Earned Value Management (EVM) in Agile Projects
Many professionals want to adapt EVM to Agile projects. It's easy: in order to calculate EVM values, you need four basic variables at a certain given moment in the project:
- Planned Value (PV)
- Earned Value (EV)
- Actual Cost (AC), and
- Budget At Completion (BAC).
Best practices indicate that you must take a picture of the main EVM indexes at predefined periods of time. For example, for a portfolio of projects, it is customary to calculate SPI, CPI and ETC at the end of each month.
In an agile project, you could calculate all these indexes at the end of each sprint. All you need to do is have PV, EV, AC and BAC at the end of the sprint, and then build all the indexes.

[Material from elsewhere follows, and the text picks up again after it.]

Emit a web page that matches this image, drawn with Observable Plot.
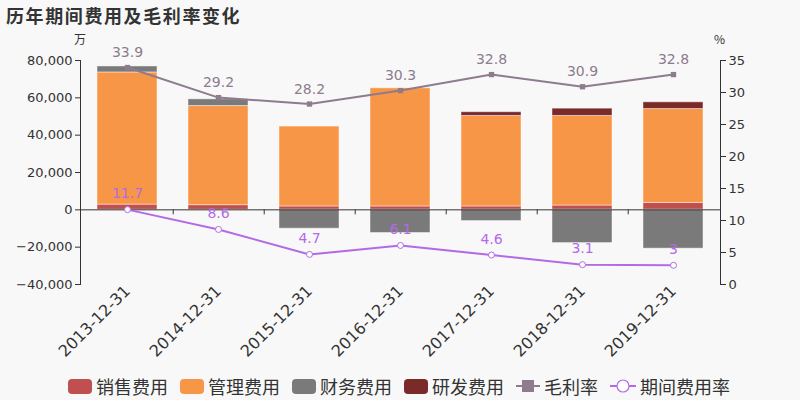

In order to speak the language of money, you should assign a monetary value to each Story Point (let's say US$60).
How can each one of the variables be calculated?
BAC = the sum of all Story Points in the prior Sprint Backlogs and Product Backlog multiplied by $60.
PV = the sum of all Story Points in all Sprint Backlogs so far multiplied by $60.
EV = the sum of all percentages of completion of all Story Points in all Sprint Backlogs so far multiplied by $60.
AC = the sum of all worked hours of all the agile team so far, multiplied by an hourly rate (this xan only be achieved using time sheets in the project).